The picture of this government’s enforcers smashing taxi windows and pressing the faces of drivers into the ground as they handcuffed working men therefore left me uncomfortable. Not the enforcement of the law but the kragdadigheid these images reminded me of from the recent past. An image from my childhood I have not managed to erase from memory is that of white male police harassing a well-dressed, young African man along a main road in Cape Town under the pass laws; then and now that humiliation makes me angry.

Has the mayor called the family of the British doctor who was killed during the mayhem? Did he attend the funerals of the other souls whose lives and livelihoods were so tragically ended during the taxi strike?

Have we forgotten so soon how we got here?

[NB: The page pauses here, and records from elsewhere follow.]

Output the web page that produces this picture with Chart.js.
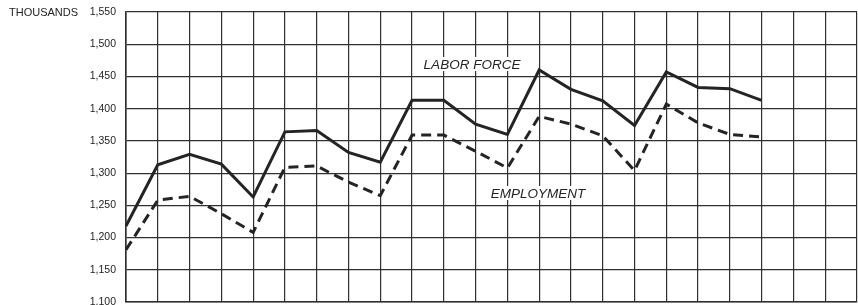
<!DOCTYPE html>
<html>
<head>
<meta charset="utf-8">
<script src="https://cdn.jsdelivr.net/npm/chart.js@4/dist/chart.umd.min.js"></script>
<style>
  html, body { margin: 0; padding: 0; background: #fff; }
  #wrap { width: 858px; height: 305px; position: relative; }
</style>
</head>
<body>
<div id="wrap"><canvas id="chart"></canvas></div>
<script>
const INK = '#242424';
const GRID = '#303030';

// periods along the horizontal axis (grid columns)
const periods = ['1', '2', '3', '4', '5', '6', '7', '8', '9', '10', '11', '12',
  '13', '14', '15', '16', '17', '18', '19', '20', '21', '22', '23', '24'];

const laborForce = [1218, 1313, 1329, 1314, 1263, 1364, 1366, 1332, 1317, 1413, 1413,
  1376, 1360, 1460, 1430, 1412, 1374, 1457, 1433, 1431, 1413];
const employment = [1181, 1258, 1264, 1237, 1208, 1309, 1311, 1286, 1265, 1359, 1359,
  1334, 1308, 1388, 1376, 1358, 1304, 1407, 1378, 1360, 1356];

const yTicks = [1100, 1150, 1200, 1250, 1300, 1350, 1400, 1450, 1500, 1550];

const notes = [
  { text: 'LABOR FORCE', x: 472, y: 64 },
  { text: 'EMPLOYMENT', x: 538, y: 193 },
];

const noPadding = axis => {
  axis.paddingTop = 0;
  axis.paddingBottom = 0;
  axis.paddingLeft = 0;
  axis.paddingRight = 0;
};

const labelPlugin = {
  id: 'labels',
  afterDatasetsDraw(chart) {
    const ctx = chart.ctx;
    ctx.save();
    ctx.font = 'italic 13.5px "Liberation Sans", Arial, sans-serif';
    ctx.textAlign = 'center';
    ctx.textBaseline = 'middle';
    notes.forEach(n => {
      const w = ctx.measureText(n.text).width;
      ctx.fillStyle = '#fff';
      ctx.fillRect(n.x - w / 2 - 3, n.y - 7, w + 6, 14);
      ctx.fillStyle = INK;
      ctx.fillText(n.text, n.x, n.y + 1);
    });
    ctx.font = '11px "Liberation Sans", Arial, sans-serif';
    ctx.textAlign = 'left';
    ctx.fillText('THOUSANDS', 9, chart.scales.y.getPixelForValue(1550) + 1);
    ctx.restore();
  },
};

new Chart(document.getElementById('chart'), {
  type: 'line',
  data: {
    labels: periods,
    datasets: [
      {
        label: 'Labor force',
        data: laborForce,
        borderColor: INK,
        borderWidth: 3,
        pointRadius: 0,
        tension: 0,
      },
      {
        label: 'Employment',
        data: employment,
        borderColor: INK,
        borderWidth: 3,
        borderDash: [10, 6],
        pointRadius: 0,
        tension: 0,
      },
    ],
  },
  options: {
    responsive: true,
    maintainAspectRatio: false,
    animation: false,
    layout: { padding: { top: 12, right: 1, bottom: 2, left: 0 } },
    plugins: { legend: { display: false }, tooltip: { enabled: false } },
    scales: {
      x: {
        offset: false,
        afterFit: axis => { axis.height = 1; noPadding(axis); },
        ticks: { display: false },
        grid: { color: GRID, lineWidth: 1.2, drawTicks: false },
        border: { color: GRID, width: 1.6 },
      },
      y: {
        min: 1100,
        max: 1550,
        afterBuildTicks: axis => { axis.ticks = yTicks.map(v => ({ value: v })); },
        afterFit: axis => { axis.width = 126; noPadding(axis); },
        ticks: {
          padding: 10,
          color: INK,
          font: { family: '"Liberation Sans", Arial, sans-serif', size: 10.5 },
          callback: v => v.toLocaleString('en-US'),
        },
        grid: { color: GRID, lineWidth: 1.2, drawTicks: false },
        border: { color: GRID, width: 1.6 },
      },
    },
  },
  plugins: [labelPlugin],
});
</script>
</body>
</html>
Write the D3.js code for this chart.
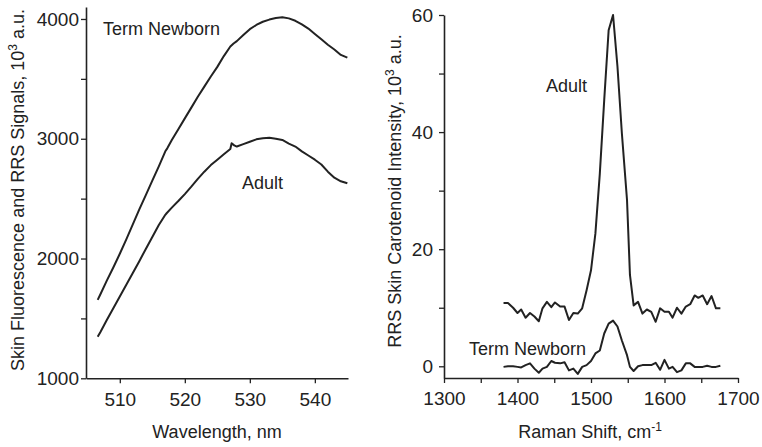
<!DOCTYPE html>
<html><head><meta charset="utf-8">
<script src="https://cdn.jsdelivr.net/npm/d3@7"></script>
<style>
body{margin:0;background:#fff;}
svg{display:block;font-family:"Liberation Sans",Arial,sans-serif;}
</style></head>
<body><svg id="c" width="762" height="447"></svg>
<script>
// ---- Left panel: fluorescence spectra (wavelength nm, signal 10^3 a.u.)
const wlNewborn = [506.6,507,508,509,510,511,512,513,514,515,516,517,517.3,518,519,520,521,522,523,524,525,526,527,527.5,528,529,530,531,532,533,534,535,536,537,538,539,540,541,542,543,544,545];
const sigNewborn = [1655,1700,1815,1925,2040,2160,2285,2410,2530,2650,2770,2895,2920,2990,3080,3170,3260,3350,3435,3520,3600,3690,3770,3795,3815,3866,3915,3950,3977,3995,4008,4014,4005,3985,3955,3920,3875,3830,3785,3745,3700,3677];
const wlAdult = [506.6,507,508,509,510,511,512,513,514,515,516,517,517.2,518,519,520,521,522,523,524,525,526,527,527.2,527.6,528,529,530,531,532,533,534,535,536,537,538,539,540,541,542,543,544,545];
const sigAdult = [1347,1385,1487,1585,1683,1781,1880,1978,2080,2180,2280,2365,2378,2425,2480,2538,2600,2665,2725,2780,2825,2870,2915,2962,2945,2935,2955,2975,2995,3005,3008,3000,2990,2960,2935,2895,2860,2825,2785,2725,2675,2645,2628];
const leftXTicks = [510,520,530,540];
const leftYTicks = [1000,2000,3000,4000];
const leftYMinor = [1500,2500,3500];

// ---- Right panel: RRS carotenoid spectra (Raman shift cm-1, intensity 10^3 a.u.)
const ramanShift = [1381,1387,1394,1400,1405,1411,1417,1423,1429,1434,1440,1446,1451,1458,1464,1470,1476,1482,1488,1494,1500,1506,1512,1518,1524,1530,1536,1542,1549,1553,1558,1564,1570,1576,1582,1588,1594,1600,1606,1611,1617,1623,1629,1635,1641,1646,1652,1658,1664,1670,1676];
const rrsAdult = [10.8,10.8,10.0,9.1,9.7,8.3,9.1,8.5,7.7,9.9,11.0,10.1,10.9,10.2,10.2,7.9,9.1,9.0,9.9,13.0,16.4,22.7,32.9,45.5,57.4,60.0,51.2,39.8,28.4,15.6,10.4,11.0,9.0,9.7,9.3,7.6,9.9,9.3,9.3,8.3,10.0,9.0,10.2,10.6,12.1,11.7,12.1,10.6,12.0,9.9,9.9];
const rrsNewborn = [-0.1,0.0,0.0,-0.1,-0.2,0.2,0.5,-0.4,-1.1,-0.4,-0.1,0.9,0.6,0.5,0.7,-0.7,-0.4,-1.3,-0.1,0.2,0.9,2.2,2.7,5.6,7.3,7.8,6.8,4.4,1.9,-0.1,-0.8,0.0,0.2,0.2,0.2,0.6,-0.6,1.1,-0.4,-0.1,-1.0,-0.7,0.5,0.5,-0.1,-0.1,-0.1,0.1,-0.1,-0.1,0.1];
const rightXTicks = [1300,1400,1500,1600,1700];
const rightXMinor = [1350,1450,1550,1650];
const rightYTicks = [0,20,40,60];
const rightYMinor = [10,30,50];

const ink = "#222";
const fs = 18;
const tfs = 19;
const svg = d3.select("#c");

function axesStyle(g){
  g.selectAll(".domain").attr("stroke",ink).attr("stroke-width",1.6);
  g.selectAll(".tick line").attr("stroke",ink).attr("stroke-width",1.3);
  g.selectAll(".tick text").attr("fill",ink).style("font-size",tfs+"px").style("font-family","Liberation Sans, Arial, sans-serif");
}

// ===== Left panel =====
const xL = d3.scaleLinear().domain([504.8,545.1]).range([86,348]);
const yL = d3.scaleLinear().domain([1000,4100]).range([378.3,7]);

const gLx = svg.append("g").attr("transform","translate(0,378.3)")
  .call(d3.axisBottom(xL).tickValues(leftXTicks).tickSize(5).tickSizeOuter(0).tickPadding(9).tickFormat(d3.format("d")));
axesStyle(gLx);
const gLy = svg.append("g").attr("transform","translate(86,0)")
  .call(d3.axisLeft(yL).tickValues(leftYTicks).tickSize(5).tickSizeOuter(0).tickPadding(2).tickFormat(d3.format("d")));
axesStyle(gLy);
svg.append("g").attr("transform","translate(86,0)")
  .call(d3.axisLeft(yL).tickValues(leftYMinor).tickSize(5).tickSizeOuter(0).tickFormat(""))
  .call(g=>{g.select(".domain").remove(); axesStyle(g);});

const lineL = (xs,ys)=>d3.line().x((d,i)=>xL(xs[i])).y((d,i)=>yL(ys[i]))(ys);
svg.append("path").attr("d",lineL(wlNewborn,sigNewborn)).attr("fill","none").attr("stroke",ink).attr("stroke-width",2).attr("stroke-linejoin","round");
svg.append("path").attr("d",lineL(wlAdult,sigAdult)).attr("fill","none").attr("stroke",ink).attr("stroke-width",2).attr("stroke-linejoin","round");

svg.append("text").attr("x",103).attr("y",35).attr("fill",ink).style("font-size",fs+"px").text("Term Newborn");
svg.append("text").attr("x",242).attr("y",189).attr("fill",ink).style("font-size",fs+"px").text("Adult");

svg.append("text").attr("x",217).attr("y",438).attr("text-anchor","middle").attr("fill",ink).style("font-size",fs+"px").text("Wavelength, nm");
const tL = svg.append("text").attr("transform","translate(24,190) rotate(-90)").attr("text-anchor","middle").attr("fill",ink).style("font-size",fs+"px");
tL.append("tspan").text("Skin Fluorescence and RRS Signals, 10");
tL.append("tspan").attr("dy",-7).style("font-size","12px").text("3");
tL.append("tspan").attr("dy",7).text(" a.u.");

// ===== Right panel =====
const xR = d3.scaleLinear().domain([1300,1700]).range([444,738]);
const yR = d3.scaleLinear().domain([-2,60]).range([378,15]);

const gRx = svg.append("g").attr("transform","translate(0,378)")
  .call(d3.axisBottom(xR).tickValues(rightXTicks).tickSize(5).tickSizeOuter(0).tickPadding(9).tickFormat(d3.format("d")));
axesStyle(gRx);
svg.append("g").attr("transform","translate(0,378)")
  .call(d3.axisBottom(xR).tickValues(rightXMinor).tickSize(5).tickSizeOuter(0).tickFormat(""))
  .call(g=>{g.select(".domain").remove(); axesStyle(g);});
const gRy = svg.append("g").attr("transform","translate(444,0)")
  .call(d3.axisLeft(yR).tickValues(rightYTicks).tickSize(5).tickSizeOuter(0).tickPadding(6).tickFormat(d3.format("d")));
axesStyle(gRy);
svg.append("g").attr("transform","translate(444,0)")
  .call(d3.axisLeft(yR).tickValues(rightYMinor).tickSize(5).tickSizeOuter(0).tickFormat(""))
  .call(g=>{g.select(".domain").remove(); axesStyle(g);});

const lineR = ys=>d3.line().x((d,i)=>xR(ramanShift[i])).y(d=>yR(d))(ys);
svg.append("path").attr("d",lineR(rrsAdult)).attr("fill","none").attr("stroke",ink).attr("stroke-width",2).attr("stroke-linejoin","round");
svg.append("path").attr("d",lineR(rrsNewborn)).attr("fill","none").attr("stroke",ink).attr("stroke-width",2).attr("stroke-linejoin","round");

svg.append("text").attr("x",546).attr("y",92).attr("fill",ink).style("font-size",fs+"px").text("Adult");
svg.append("text").attr("x",469).attr("y",355).attr("fill",ink).style("font-size",fs+"px").text("Term Newborn");

const tRx = svg.append("text").attr("x",590).attr("y",438).attr("text-anchor","middle").attr("fill",ink).style("font-size",fs+"px");
tRx.append("tspan").text("Raman Shift, cm");
tRx.append("tspan").attr("dy",-7).style("font-size","12px").text("-1");
const tR = svg.append("text").attr("transform","translate(401,191) rotate(-90)").attr("text-anchor","middle").attr("fill",ink).style("font-size",fs+"px");
tR.append("tspan").text("RRS Skin Carotenoid Intensity, 10");
tR.append("tspan").attr("dy",-7).style("font-size","12px").text("3");
tR.append("tspan").attr("dy",7).text(" a.u.");
</script></body></html>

By now you must be choking on your morning muffin, so let me say the obvious. Many, not all, taxi drivers are a menace to their passengers and others on the roads whether pedestrians or fellow drivers.

Yes, there must be laws and they must be obeyed. However, securing compliance with the law must be done in ways that ensure the safety and well-being of all our people. That’s why God gave us brains, to figure out how to do difficult things such as manage public transport operators. Not to impulsively rain down terror on taxi drivers thirty years into our democracy.

Let’s cut to the chase.

Did Messrs Hill-Lewis (mayor) and Smith (mayoral committee member responsible for safety and security) really think such a forceful clampdown could happen without the loss of life? Does the image of two tough-talking white men acting as enforcers of law-and-order over black taxi drivers not matter given our long and painful racist history?

And, by the way, if anyone tells you five people died, they are lying; that number is higher. Even so, one death is too many.

Now about the almost daily spectacle we are treated to by our First Citizen’s marketing team. Has the mayor called the family of the British doctor who was killed during the mayhem? Did he attend the funerals of the other souls whose lives and livelihoods were so tragically ended during the taxi strike? Why on earth could this senseless loss of life not have been foreseen? Or do we think that fighting fire with fire is how to enforce law and order?

Put bluntly, did we learn anything from our murderous past?

Of course, it’s about politics. That is why the ANC’s national minister of transport responded with such froth all the while looking as if she had not read her own laws of the road. At the same time, the DA-led provincial government must be licking its electoral lips: they definitely won in the publicity stakes after this tragic clampdown. They will surely win the province by a larger share of the vote come 2024; that, after all, was the plan.

What I am also dead sure about is that this public performance of law and order for electoral advantage will change nothing in the long term. Sooner or later all the taxis will return to (ab)normal and ride unroadworthy vehicles without licences while cramming passengers into hobbling minibuses with smooth tyres.

There are simply too many taxis, too much commuter desperation and too little real interest in black lives to keep this show of force going.

As the sun set on Tuesday in a place perhaps suitably called Oblivion, I listened intently to the story of a taxi-driver’s life. How his family was moved from Wynberg to Manenberg due to the Group Areas Act, to make place for whites. His mother was dumbstruck by official cruelty and shortly afterwards died in her sleep, a day before she was about to go on her first ever holiday.

The driver chokes up, looks away. His parents only had a lower primary education. For years his father was a taxi driver, allowed only one licence by the apartheid government. To honour his parents, he decided to take over the taxi business, determined to acknowledge their struggles and make them proud.